* _Task statement_
Would you transcribe the whole listing exactly, minus its pictures?

+++ Provided material

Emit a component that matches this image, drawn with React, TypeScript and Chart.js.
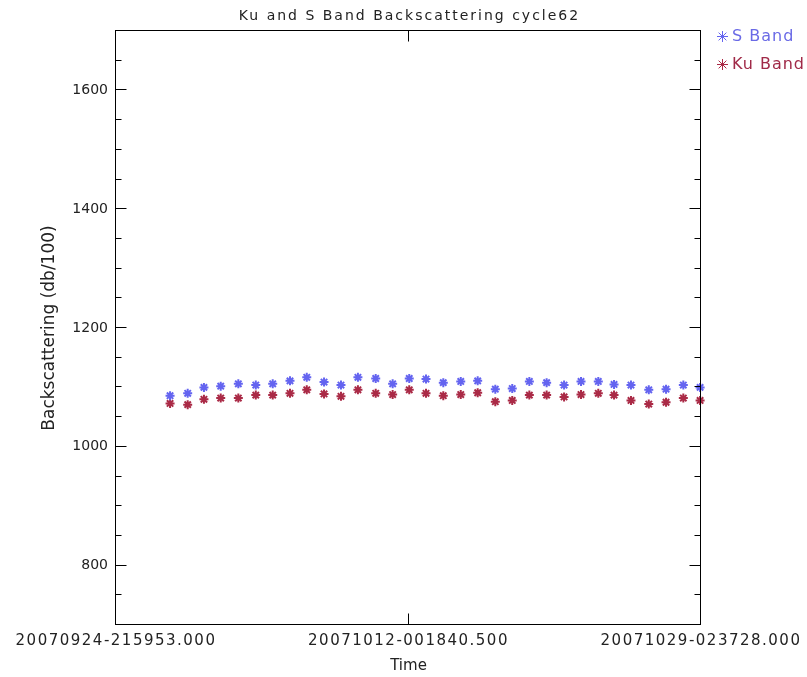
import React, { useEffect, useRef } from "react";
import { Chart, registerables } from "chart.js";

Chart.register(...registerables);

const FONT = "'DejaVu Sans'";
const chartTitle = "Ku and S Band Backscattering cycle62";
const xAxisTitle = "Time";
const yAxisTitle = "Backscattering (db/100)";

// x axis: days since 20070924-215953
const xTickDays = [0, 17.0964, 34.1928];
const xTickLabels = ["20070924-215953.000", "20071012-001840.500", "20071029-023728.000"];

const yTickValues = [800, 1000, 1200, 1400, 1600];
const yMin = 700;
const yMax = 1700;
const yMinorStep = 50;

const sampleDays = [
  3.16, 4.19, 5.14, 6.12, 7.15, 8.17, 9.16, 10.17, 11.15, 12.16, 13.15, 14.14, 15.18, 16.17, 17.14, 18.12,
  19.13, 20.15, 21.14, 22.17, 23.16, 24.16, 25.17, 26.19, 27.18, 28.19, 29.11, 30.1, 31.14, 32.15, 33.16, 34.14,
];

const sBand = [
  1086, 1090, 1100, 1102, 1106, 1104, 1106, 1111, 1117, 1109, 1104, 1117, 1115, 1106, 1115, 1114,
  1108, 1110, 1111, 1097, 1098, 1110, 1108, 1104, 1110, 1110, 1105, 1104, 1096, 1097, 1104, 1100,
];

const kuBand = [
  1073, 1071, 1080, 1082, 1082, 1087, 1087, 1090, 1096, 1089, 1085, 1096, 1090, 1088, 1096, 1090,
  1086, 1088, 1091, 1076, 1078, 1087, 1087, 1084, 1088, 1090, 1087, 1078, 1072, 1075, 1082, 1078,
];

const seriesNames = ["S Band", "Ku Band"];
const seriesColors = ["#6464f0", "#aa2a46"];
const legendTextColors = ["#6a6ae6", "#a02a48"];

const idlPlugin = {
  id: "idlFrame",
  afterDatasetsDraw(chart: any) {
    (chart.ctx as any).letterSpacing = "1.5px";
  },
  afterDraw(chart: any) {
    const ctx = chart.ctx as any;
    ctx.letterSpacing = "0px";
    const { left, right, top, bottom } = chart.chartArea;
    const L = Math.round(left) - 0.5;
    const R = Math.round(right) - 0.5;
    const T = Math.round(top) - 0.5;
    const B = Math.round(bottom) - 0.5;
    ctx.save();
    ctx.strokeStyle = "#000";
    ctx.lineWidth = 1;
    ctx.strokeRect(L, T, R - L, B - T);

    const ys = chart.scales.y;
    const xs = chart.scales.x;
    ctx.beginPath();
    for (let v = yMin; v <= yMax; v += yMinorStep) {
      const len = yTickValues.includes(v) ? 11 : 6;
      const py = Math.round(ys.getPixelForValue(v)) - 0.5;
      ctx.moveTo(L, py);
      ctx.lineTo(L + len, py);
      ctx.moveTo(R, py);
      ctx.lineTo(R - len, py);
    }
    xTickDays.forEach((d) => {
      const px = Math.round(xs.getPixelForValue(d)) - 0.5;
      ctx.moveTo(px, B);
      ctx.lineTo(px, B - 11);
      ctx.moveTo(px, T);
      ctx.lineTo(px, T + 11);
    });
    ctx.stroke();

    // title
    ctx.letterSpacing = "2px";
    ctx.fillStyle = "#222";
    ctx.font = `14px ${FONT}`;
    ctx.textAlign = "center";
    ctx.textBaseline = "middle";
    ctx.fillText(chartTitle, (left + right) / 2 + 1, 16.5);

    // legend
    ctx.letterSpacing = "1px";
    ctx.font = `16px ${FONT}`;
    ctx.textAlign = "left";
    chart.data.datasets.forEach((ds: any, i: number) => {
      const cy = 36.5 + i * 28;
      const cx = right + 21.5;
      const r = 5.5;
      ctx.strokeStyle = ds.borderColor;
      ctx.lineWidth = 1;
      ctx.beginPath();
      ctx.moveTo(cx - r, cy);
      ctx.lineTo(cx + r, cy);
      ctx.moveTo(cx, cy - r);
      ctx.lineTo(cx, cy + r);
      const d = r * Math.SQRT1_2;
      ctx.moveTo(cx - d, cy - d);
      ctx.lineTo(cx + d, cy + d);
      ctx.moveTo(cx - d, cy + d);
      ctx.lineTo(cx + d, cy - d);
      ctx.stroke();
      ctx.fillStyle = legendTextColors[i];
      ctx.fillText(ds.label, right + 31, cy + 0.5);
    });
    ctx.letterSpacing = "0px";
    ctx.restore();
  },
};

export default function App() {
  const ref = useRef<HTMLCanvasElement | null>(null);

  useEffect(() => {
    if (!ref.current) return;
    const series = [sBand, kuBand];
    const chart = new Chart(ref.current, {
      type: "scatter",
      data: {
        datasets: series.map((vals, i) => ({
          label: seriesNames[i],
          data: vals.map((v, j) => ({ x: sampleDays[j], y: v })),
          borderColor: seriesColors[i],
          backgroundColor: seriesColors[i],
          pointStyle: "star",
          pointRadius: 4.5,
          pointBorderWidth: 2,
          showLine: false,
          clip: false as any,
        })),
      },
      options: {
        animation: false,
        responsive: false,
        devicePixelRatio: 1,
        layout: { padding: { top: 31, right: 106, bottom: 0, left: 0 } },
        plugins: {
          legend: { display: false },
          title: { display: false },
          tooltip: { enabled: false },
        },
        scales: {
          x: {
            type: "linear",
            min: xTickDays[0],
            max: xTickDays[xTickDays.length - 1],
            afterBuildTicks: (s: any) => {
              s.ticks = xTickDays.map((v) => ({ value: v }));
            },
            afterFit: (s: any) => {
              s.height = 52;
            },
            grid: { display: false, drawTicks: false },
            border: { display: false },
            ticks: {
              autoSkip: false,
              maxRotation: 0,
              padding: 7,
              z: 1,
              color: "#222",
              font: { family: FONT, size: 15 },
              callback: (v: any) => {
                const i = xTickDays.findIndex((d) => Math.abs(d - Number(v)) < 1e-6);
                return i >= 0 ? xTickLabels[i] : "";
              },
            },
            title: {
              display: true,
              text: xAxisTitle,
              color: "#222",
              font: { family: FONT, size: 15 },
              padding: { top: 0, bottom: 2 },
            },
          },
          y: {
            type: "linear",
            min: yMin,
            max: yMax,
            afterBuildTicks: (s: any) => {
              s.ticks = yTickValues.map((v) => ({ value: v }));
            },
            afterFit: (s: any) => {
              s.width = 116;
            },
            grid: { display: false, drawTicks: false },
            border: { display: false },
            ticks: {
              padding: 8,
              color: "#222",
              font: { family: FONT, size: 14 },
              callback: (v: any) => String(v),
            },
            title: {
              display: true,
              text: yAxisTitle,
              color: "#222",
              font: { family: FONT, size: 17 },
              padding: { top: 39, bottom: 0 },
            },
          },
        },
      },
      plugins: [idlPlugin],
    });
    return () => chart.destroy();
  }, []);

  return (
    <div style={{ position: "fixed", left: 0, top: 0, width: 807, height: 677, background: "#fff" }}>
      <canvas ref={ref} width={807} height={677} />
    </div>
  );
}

++++++

* _The result_
Emit a component that matches this image, drawn with React, TypeScript and Chart.js.
import React, { useEffect, useRef } from "react";
import { Chart, registerables } from "chart.js";

Chart.register(...registerables);

const FONT = "'DejaVu Sans'";
const chartTitle = "Ku and S Band Backscattering cycle62";
const xAxisTitle = "Time";
const yAxisTitle = "Backscattering (db/100)";

// x axis: days since 20070924-215953
const xTickDays = [0, 17.0964, 34.1928];
const xTickLabels = ["20070924-215953.000", "20071012-001840.500", "20071029-023728.000"];

const yTickValues = [800, 1000, 1200, 1400, 1600];
const yMin = 700;
const yMax = 1700;
const yMinorStep = 50;

const sampleDays = [
  3.16, 4.19, 5.14, 6.12, 7.15, 8.17, 9.16, 10.17, 11.15, 12.16, 13.15, 14.14, 15.18, 16.17, 17.14, 18.12,
  19.13, 20.15, 21.14, 22.17, 23.16, 24.16, 25.17, 26.19, 27.18, 28.19, 29.11, 30.1, 31.14, 32.15, 33.16, 34.14,
];

const sBand = [
  1086, 1090, 1100, 1102, 1106, 1104, 1106, 1111, 1117, 1109, 1104, 1117, 1115, 1106, 1115, 1114,
  1108, 1110, 1111, 1097, 1098, 1110, 1108, 1104, 1110, 1110, 1105, 1104, 1096, 1097, 1104, 1100,
];

const kuBand = [
  1073, 1071, 1080, 1082, 1082, 1087, 1087, 1090, 1096, 1089, 1085, 1096, 1090, 1088, 1096, 1090,
  1086, 1088, 1091, 1076, 1078, 1087, 1087, 1084, 1088, 1090, 1087, 1078, 1072, 1075, 1082, 1078,
];

const seriesNames = ["S Band", "Ku Band"];
const seriesColors = ["#6464f0", "#aa2a46"];
const legendTextColors = ["#6a6ae6", "#a02a48"];

const idlPlugin = {
  id: "idlFrame",
  afterDatasetsDraw(chart: any) {
    (chart.ctx as any).letterSpacing = "1.5px";
  },
  afterDraw(chart: any) {
    const ctx = chart.ctx as any;
    ctx.letterSpacing = "0px";
    const { left, right, top, bottom } = chart.chartArea;
    const L = Math.round(left) - 0.5;
    const R = Math.round(right) - 0.5;
    const T = Math.round(top) - 0.5;
    const B = Math.round(bottom) - 0.5;
    ctx.save();
    ctx.strokeStyle = "#000";
    ctx.lineWidth = 1;
    ctx.strokeRect(L, T, R - L, B - T);

    const ys = chart.scales.y;
    const xs = chart.scales.x;
    ctx.beginPath();
    for (let v = yMin; v <= yMax; v += yMinorStep) {
      const len = yTickValues.includes(v) ? 11 : 6;
      const py = Math.round(ys.getPixelForValue(v)) - 0.5;
      ctx.moveTo(L, py);
      ctx.lineTo(L + len, py);
      ctx.moveTo(R, py);
      ctx.lineTo(R - len, py);
    }
    xTickDays.forEach((d) => {
      const px = Math.round(xs.getPixelForValue(d)) - 0.5;
      ctx.moveTo(px, B);
      ctx.lineTo(px, B - 11);
      ctx.moveTo(px, T);
      ctx.lineTo(px, T + 11);
    });
    ctx.stroke();

    // title
    ctx.letterSpacing = "2px";
    ctx.fillStyle = "#222";
    ctx.font = `14px ${FONT}`;
    ctx.textAlign = "center";
    ctx.textBaseline = "middle";
    ctx.fillText(chartTitle, (left + right) / 2 + 1, 16.5);

    // legend
    ctx.letterSpacing = "1px";
    ctx.font = `16px ${FONT}`;
    ctx.textAlign = "left";
    chart.data.datasets.forEach((ds: any, i: number) => {
      const cy = 36.5 + i * 28;
      const cx = right + 21.5;
      const r = 5.5;
      ctx.strokeStyle = ds.borderColor;
      ctx.lineWidth = 1;
      ctx.beginPath();
      ctx.moveTo(cx - r, cy);
      ctx.lineTo(cx + r, cy);
      ctx.moveTo(cx, cy - r);
      ctx.lineTo(cx, cy + r);
      const d = r * Math.SQRT1_2;
      ctx.moveTo(cx - d, cy - d);
      ctx.lineTo(cx + d, cy + d);
      ctx.moveTo(cx - d, cy + d);
      ctx.lineTo(cx + d, cy - d);
      ctx.stroke();
      ctx.fillStyle = legendTextColors[i];
      ctx.fillText(ds.label, right + 31, cy + 0.5);
    });
    ctx.letterSpacing = "0px";
    ctx.restore();
  },
};

export default function App() {
  const ref = useRef<HTMLCanvasElement | null>(null);

  useEffect(() => {
    if (!ref.current) return;
    const series = [sBand, kuBand];
    const chart = new Chart(ref.current, {
      type: "scatter",
      data: {
        datasets: series.map((vals, i) => ({
          label: seriesNames[i],
          data: vals.map((v, j) => ({ x: sampleDays[j], y: v })),
          borderColor: seriesColors[i],
          backgroundColor: seriesColors[i],
          pointStyle: "star",
          pointRadius: 4.5,
          pointBorderWidth: 2,
          showLine: false,
          clip: false as any,
        })),
      },
      options: {
        animation: false,
        responsive: false,
        devicePixelRatio: 1,
        layout: { padding: { top: 31, right: 106, bottom: 0, left: 0 } },
        plugins: {
          legend: { display: false },
          title: { display: false },
          tooltip: { enabled: false },
        },
        scales: {
          x: {
            type: "linear",
            min: xTickDays[0],
            max: xTickDays[xTickDays.length - 1],
            afterBuildTicks: (s: any) => {
              s.ticks = xTickDays.map((v) => ({ value: v }));
            },
            afterFit: (s: any) => {
              s.height = 52;
            },
            grid: { display: false, drawTicks: false },
            border: { display: false },
            ticks: {
              autoSkip: false,
              maxRotation: 0,
              padding: 7,
              z: 1,
              color: "#222",
              font: { family: FONT, size: 15 },
              callback: (v: any) => {
                const i = xTickDays.findIndex((d) => Math.abs(d - Number(v)) < 1e-6);
                return i >= 0 ? xTickLabels[i] : "";
              },
            },
            title: {
              display: true,
              text: xAxisTitle,
              color: "#222",
              font: { family: FONT, size: 15 },
              padding: { top: 0, bottom: 2 },
            },
          },
          y: {
            type: "linear",
            min: yMin,
            max: yMax,
            afterBuildTicks: (s: any) => {
              s.ticks = yTickValues.map((v) => ({ value: v }));
            },
            afterFit: (s: any) => {
              s.width = 116;
            },
            grid: { display: false, drawTicks: false },
            border: { display: false },
            ticks: {
              padding: 8,
              color: "#222",
              font: { family: FONT, size: 14 },
              callback: (v: any) => String(v),
            },
            title: {
              display: true,
              text: yAxisTitle,
              color: "#222",
              font: { family: FONT, size: 17 },
              padding: { top: 39, bottom: 0 },
            },
          },
        },
      },
      plugins: [idlPlugin],
    });
    return () => chart.destroy();
  }, []);

  return (
    <div style={{ position: "fixed", left: 0, top: 0, width: 807, height: 677, background: "#fff" }}>
      <canvas ref={ref} width={807} height={677} />
    </div>
  );
}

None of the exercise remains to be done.